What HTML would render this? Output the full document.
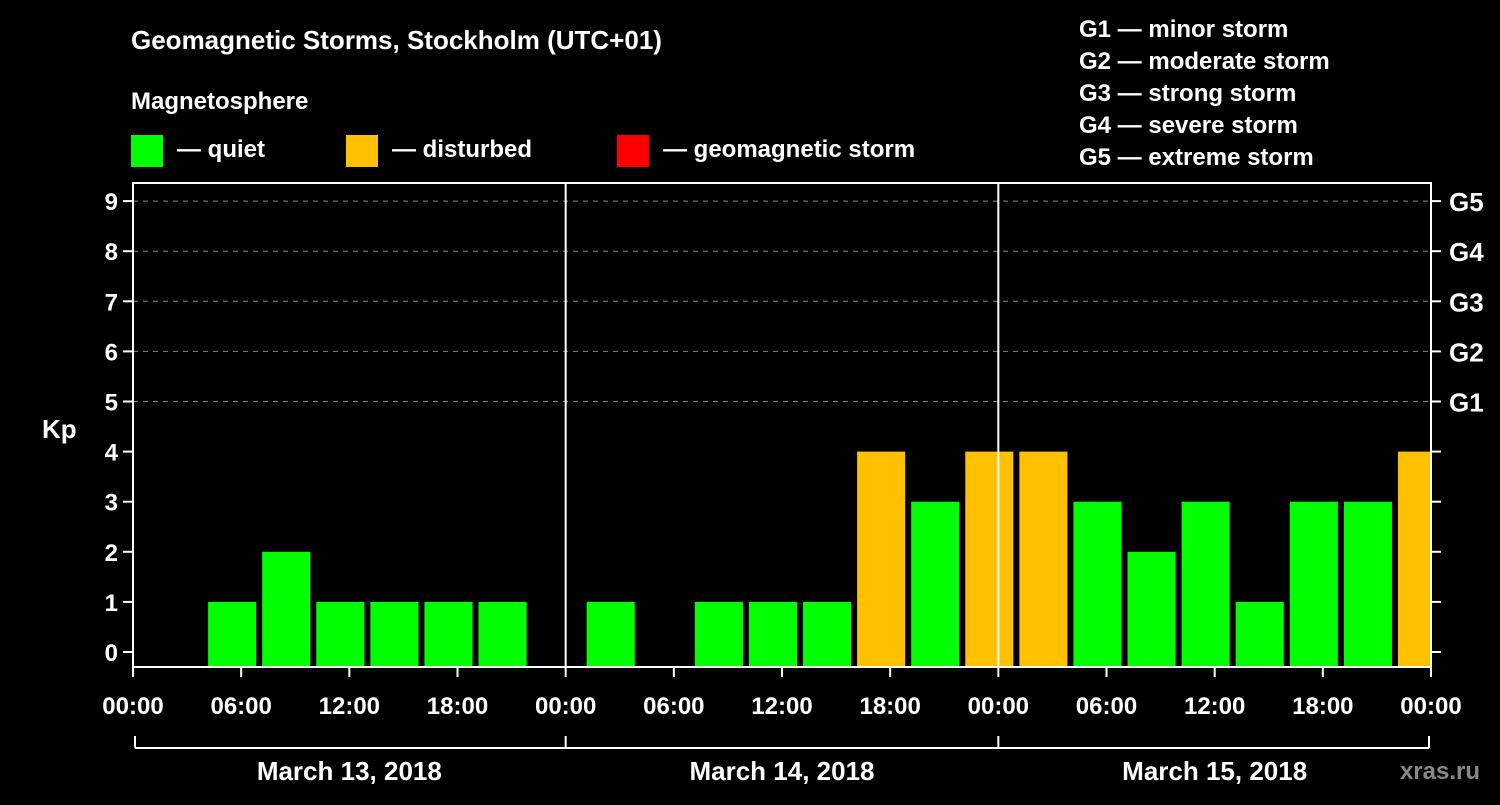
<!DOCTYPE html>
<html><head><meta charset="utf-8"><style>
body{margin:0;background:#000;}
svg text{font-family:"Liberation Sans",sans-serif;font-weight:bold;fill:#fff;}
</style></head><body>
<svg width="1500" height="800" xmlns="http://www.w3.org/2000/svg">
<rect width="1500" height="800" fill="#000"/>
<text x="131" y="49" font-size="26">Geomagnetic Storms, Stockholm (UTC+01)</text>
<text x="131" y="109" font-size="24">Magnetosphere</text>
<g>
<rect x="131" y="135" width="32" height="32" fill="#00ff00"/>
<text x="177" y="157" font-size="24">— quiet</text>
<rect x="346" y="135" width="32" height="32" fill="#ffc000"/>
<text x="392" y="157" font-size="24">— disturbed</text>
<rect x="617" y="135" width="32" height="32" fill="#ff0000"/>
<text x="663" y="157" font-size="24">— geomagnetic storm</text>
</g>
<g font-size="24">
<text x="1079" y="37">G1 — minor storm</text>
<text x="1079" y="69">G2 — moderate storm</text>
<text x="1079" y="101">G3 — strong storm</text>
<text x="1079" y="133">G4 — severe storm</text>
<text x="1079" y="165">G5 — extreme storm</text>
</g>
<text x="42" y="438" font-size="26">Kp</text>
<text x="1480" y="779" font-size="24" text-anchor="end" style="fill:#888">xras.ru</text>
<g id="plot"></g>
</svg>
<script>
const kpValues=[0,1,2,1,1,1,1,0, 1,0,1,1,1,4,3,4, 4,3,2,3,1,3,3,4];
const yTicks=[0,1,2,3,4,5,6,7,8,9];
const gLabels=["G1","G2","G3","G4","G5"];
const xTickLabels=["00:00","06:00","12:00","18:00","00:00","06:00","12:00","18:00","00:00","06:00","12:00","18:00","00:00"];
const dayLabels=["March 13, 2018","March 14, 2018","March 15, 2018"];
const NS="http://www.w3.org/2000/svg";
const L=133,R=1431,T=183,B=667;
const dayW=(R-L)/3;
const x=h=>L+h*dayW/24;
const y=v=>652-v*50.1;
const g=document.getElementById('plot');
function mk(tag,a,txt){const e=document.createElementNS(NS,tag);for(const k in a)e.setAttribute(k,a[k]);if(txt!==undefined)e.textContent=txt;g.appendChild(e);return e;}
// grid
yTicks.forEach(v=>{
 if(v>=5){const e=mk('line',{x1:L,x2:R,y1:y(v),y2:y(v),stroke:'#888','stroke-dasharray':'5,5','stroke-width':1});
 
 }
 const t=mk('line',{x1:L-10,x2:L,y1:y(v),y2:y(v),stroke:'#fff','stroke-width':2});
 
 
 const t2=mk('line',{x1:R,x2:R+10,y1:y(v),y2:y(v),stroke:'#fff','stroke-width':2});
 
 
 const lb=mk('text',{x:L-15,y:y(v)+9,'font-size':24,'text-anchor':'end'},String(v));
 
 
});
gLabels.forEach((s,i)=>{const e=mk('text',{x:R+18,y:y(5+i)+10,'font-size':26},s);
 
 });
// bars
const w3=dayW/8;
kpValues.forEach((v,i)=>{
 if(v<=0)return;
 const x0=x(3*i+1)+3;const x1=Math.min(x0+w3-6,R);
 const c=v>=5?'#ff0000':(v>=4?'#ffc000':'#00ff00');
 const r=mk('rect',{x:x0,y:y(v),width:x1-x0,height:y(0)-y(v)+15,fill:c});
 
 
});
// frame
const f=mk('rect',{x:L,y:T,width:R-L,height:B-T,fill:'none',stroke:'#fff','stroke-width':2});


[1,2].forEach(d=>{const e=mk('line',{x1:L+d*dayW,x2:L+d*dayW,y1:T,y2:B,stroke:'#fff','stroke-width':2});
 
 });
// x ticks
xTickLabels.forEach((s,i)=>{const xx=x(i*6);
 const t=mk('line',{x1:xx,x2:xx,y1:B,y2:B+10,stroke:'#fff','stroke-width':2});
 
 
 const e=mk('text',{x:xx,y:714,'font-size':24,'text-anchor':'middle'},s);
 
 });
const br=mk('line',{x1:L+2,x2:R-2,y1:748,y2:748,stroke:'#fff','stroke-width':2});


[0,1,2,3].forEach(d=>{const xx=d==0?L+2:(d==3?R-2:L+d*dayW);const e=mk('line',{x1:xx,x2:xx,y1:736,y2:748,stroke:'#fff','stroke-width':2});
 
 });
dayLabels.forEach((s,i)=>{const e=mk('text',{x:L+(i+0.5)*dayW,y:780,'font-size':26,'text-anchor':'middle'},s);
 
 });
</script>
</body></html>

----------------

* [Task description] State how many lines above contain the string "document", with no other words.

* [Written response] 3